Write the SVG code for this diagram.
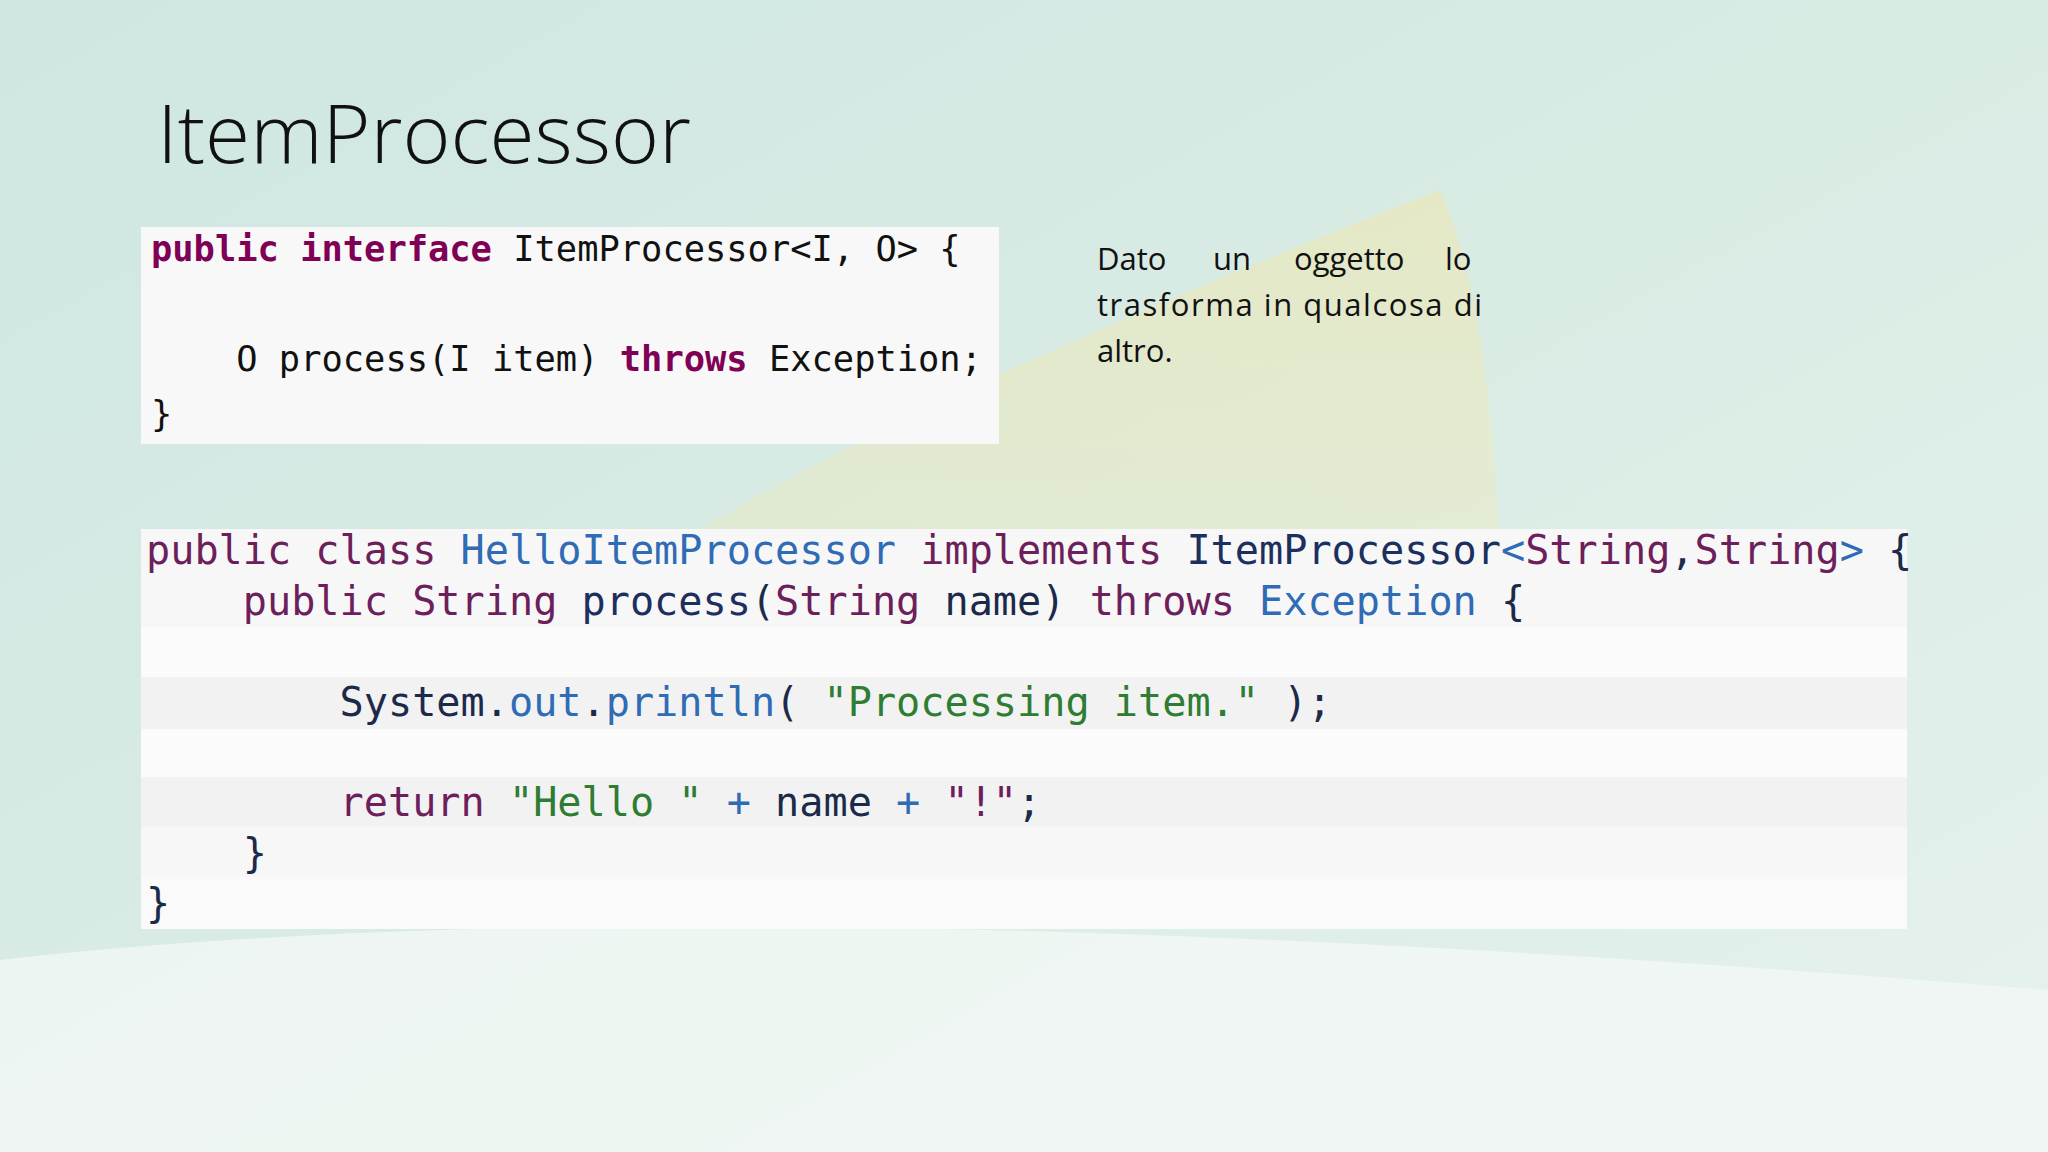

==

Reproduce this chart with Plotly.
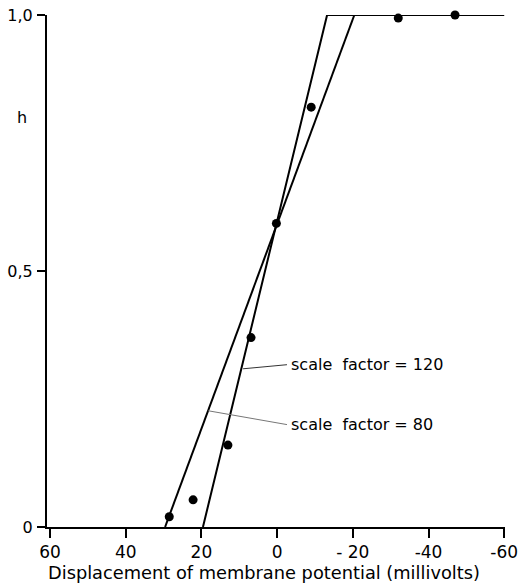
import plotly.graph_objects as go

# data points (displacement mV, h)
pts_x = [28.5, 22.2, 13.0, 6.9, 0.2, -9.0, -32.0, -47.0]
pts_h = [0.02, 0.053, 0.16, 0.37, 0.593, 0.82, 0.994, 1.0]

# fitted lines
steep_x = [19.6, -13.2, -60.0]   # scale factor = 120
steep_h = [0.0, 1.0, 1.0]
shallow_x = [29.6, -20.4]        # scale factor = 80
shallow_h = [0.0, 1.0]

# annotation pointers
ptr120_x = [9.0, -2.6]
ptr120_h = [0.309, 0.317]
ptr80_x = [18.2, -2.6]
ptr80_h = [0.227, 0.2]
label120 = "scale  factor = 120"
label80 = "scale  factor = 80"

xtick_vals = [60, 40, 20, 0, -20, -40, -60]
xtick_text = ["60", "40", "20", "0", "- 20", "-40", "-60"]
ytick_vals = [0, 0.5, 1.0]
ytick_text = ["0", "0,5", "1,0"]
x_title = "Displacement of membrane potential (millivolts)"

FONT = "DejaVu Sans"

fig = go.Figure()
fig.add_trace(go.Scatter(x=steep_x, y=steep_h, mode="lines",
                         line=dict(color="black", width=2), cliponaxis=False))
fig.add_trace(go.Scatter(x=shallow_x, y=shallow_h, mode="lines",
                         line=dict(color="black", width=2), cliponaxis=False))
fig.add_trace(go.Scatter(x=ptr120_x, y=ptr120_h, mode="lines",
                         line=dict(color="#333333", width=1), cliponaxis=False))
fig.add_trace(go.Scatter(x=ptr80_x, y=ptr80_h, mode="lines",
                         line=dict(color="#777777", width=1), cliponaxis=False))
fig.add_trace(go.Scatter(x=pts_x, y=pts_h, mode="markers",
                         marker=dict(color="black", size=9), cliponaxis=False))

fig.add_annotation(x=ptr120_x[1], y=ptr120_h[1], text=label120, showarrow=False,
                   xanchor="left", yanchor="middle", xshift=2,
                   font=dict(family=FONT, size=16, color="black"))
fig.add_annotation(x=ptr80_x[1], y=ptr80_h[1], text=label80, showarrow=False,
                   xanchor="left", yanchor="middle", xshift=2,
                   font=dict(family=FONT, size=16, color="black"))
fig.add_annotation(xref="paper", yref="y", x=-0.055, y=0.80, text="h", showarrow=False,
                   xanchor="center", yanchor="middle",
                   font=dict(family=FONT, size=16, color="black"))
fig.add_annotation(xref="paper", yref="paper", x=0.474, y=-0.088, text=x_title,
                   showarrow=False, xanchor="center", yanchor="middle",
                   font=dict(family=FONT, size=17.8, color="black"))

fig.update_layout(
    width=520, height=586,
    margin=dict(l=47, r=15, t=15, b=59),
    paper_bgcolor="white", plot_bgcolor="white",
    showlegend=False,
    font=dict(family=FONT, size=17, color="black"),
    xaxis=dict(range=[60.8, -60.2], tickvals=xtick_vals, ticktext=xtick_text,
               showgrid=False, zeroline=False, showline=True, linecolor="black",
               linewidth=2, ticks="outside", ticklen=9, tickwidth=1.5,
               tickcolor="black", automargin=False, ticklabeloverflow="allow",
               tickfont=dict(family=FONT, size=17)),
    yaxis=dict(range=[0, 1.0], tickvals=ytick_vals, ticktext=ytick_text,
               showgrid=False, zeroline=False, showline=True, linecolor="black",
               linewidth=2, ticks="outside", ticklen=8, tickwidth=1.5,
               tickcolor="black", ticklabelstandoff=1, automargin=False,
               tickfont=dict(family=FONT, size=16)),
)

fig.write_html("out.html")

...

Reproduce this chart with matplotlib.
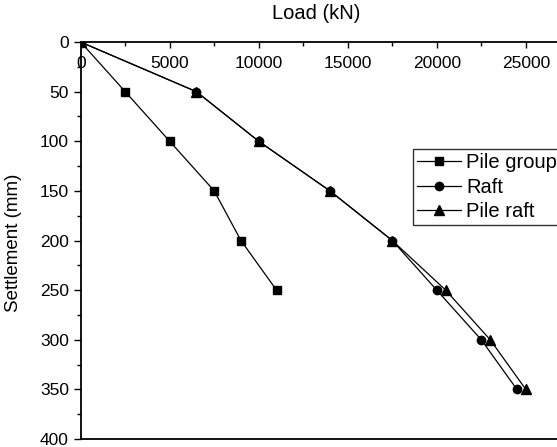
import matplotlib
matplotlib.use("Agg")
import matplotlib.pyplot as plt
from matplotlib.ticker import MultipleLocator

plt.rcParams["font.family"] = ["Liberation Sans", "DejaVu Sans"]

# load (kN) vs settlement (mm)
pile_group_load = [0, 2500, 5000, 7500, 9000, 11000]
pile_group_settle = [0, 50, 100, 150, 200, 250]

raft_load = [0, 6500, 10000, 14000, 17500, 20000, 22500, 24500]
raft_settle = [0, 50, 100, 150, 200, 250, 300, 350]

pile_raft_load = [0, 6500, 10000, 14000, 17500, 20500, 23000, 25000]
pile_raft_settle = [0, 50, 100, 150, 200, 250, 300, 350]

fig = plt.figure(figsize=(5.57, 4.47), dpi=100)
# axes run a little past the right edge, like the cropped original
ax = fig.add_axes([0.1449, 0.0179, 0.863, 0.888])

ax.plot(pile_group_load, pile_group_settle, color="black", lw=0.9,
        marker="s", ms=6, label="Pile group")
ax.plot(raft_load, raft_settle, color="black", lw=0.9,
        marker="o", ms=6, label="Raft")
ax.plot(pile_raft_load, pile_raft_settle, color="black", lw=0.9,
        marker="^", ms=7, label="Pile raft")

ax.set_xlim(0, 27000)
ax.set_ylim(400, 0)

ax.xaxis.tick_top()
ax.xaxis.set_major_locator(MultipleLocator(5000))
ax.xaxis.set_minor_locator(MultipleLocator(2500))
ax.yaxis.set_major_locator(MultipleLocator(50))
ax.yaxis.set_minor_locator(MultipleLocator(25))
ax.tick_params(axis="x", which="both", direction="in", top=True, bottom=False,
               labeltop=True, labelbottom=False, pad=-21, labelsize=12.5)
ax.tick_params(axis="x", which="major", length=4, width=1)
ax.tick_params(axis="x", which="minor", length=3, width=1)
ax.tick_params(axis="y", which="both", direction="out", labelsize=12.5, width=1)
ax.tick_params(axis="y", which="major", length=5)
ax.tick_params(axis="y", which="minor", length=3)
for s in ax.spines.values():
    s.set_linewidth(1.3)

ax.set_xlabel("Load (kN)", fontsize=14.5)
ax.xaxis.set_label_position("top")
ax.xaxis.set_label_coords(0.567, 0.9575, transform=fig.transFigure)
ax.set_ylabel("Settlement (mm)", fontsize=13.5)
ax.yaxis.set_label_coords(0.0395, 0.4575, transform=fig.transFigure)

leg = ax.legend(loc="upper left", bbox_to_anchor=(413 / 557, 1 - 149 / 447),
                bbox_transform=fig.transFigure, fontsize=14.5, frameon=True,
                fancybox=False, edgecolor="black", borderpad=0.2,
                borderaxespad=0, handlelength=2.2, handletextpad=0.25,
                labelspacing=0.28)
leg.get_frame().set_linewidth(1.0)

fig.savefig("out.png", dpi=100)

**TASK TO COMPLETE**
Look above for the line with "Reproduce this chart with Plotly." and the line with "pts_h = [0.02, 0.053, 0.16, 0.37, 0.593, 0.82, 0.994, 1.0]"; set down those two lines and all lines between them exactly, without pictures and without anything else.

**FULL ANSWER**
Reproduce this chart with Plotly.
import plotly.graph_objects as go

# data points (displacement mV, h)
pts_x = [28.5, 22.2, 13.0, 6.9, 0.2, -9.0, -32.0, -47.0]
pts_h = [0.02, 0.053, 0.16, 0.37, 0.593, 0.82, 0.994, 1.0]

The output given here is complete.